Ellen walks in footsteps of uncle killed in WW1

Ellen walks in footsteps of uncle killed in WW1

31 December 2014

A KILLINCHY teenager has retraced the final footsteps of her great great uncle who lost his life on the first day of the Battle of the Somme. Ellen Tate travelled to the battlefields of the Great War in Belgium and France as part of a history and French trip organised by Down High School to mark the centenary of the outbreak of World War One.

During the trip, Ellen paid a poignant visit to the graveside of her lost uncle James Tate, from Killinchy.

James was a sergeant in the 13th Battalion of the Royal Irish Rifles after enlisting as a 17-year-old without the knowledge of his parents.

Before the war, he had joined the Ulster Volunteer Force, which pledged to resist the onset of Home Rule.

James was one of a family of five and his two brothers, John and Joseph, remained at home to look after affairs on the family farm.

After a period of training on the Clandeboye Estate near Bangor, he continued his military preparation at a large military camp established by Lord Kitchener, the Secretary of State for War, in Sussex.

James’s battalion was despatched to the Front in October 1915. Tragically, like so many of his colleagues, he was killed on the opening day of the Battle of the Somme and lies buried in Serre Road Cemetery Number 1.

During her trip, Ellen discovered that this graveyard is close to the spot from where Ulstermen launched their assault on German positions on the high ground of the Schwaben Redoubt.

In a scenario all too familiar, James left behind a wife, Grace Tate (née Brown), who was pregnant with the couple’s first child.

The trip to the Somme was something of a pilgrimage for Ellen who said that despite the passage of time she felt a genuine personal connection when she visited her great great uncle’s grave.

“The story of my relative made this tour a very personal experience, which has made me eager to learn even more about the Great War and the part played in it by so many people from home,” she said.

“The huge number of cemeteries, not to mention the long list of the names of the missing, really brought home the reality of war.

“It was particularly moving when a representative from the Somme Association pointed out the terrain where James Tate and many others fought.

“I feel very humbled to have been there.”

Following the trip, Mr.
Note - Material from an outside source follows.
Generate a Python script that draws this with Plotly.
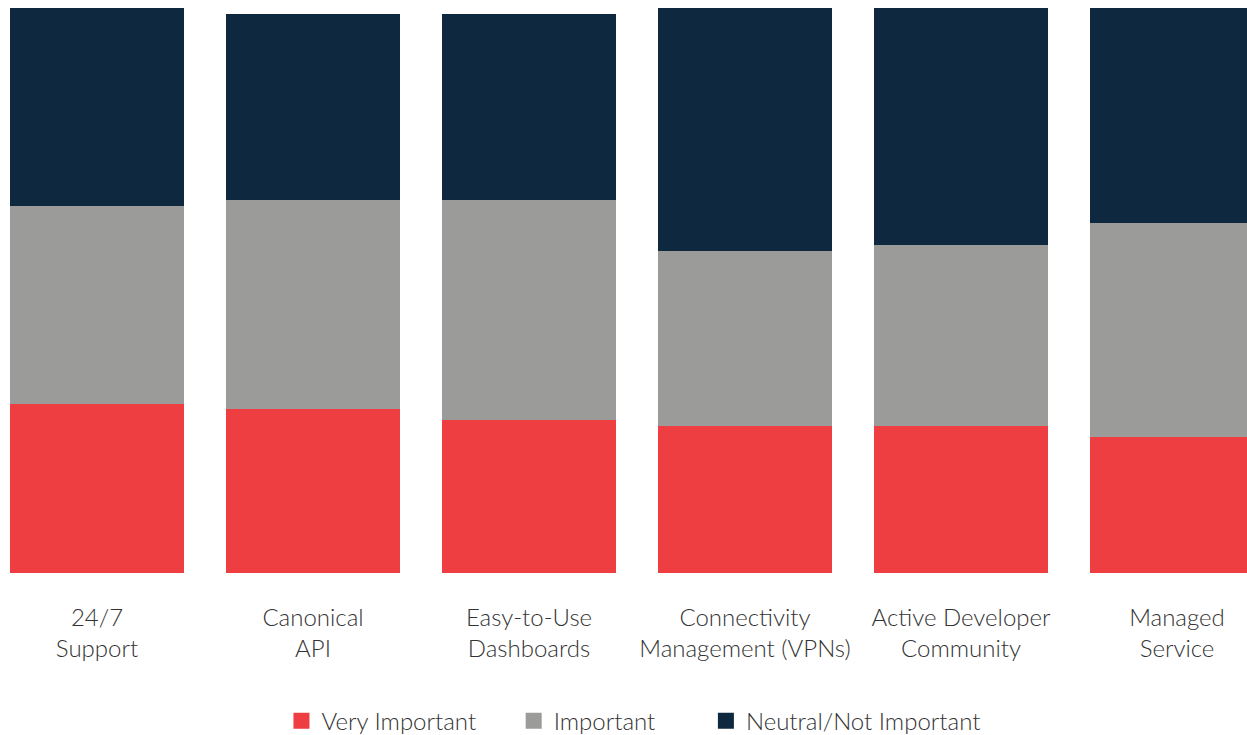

Keith Williamson, from Down High School’s history department, said he had been on a number of trips to the Great War battlefields.

“I never cease to be struck by the powerful impact that the endless rows of war graves, memorials to the Missing and battle-scarred terrain still has on our young people today, a century after this war was unleashed,” he said.

 

“We live in an age that does not always value quiet reflection, but there is a poignancy and dignity that our pupils experience on these visits that reaches deep into our collective and shared humanity.”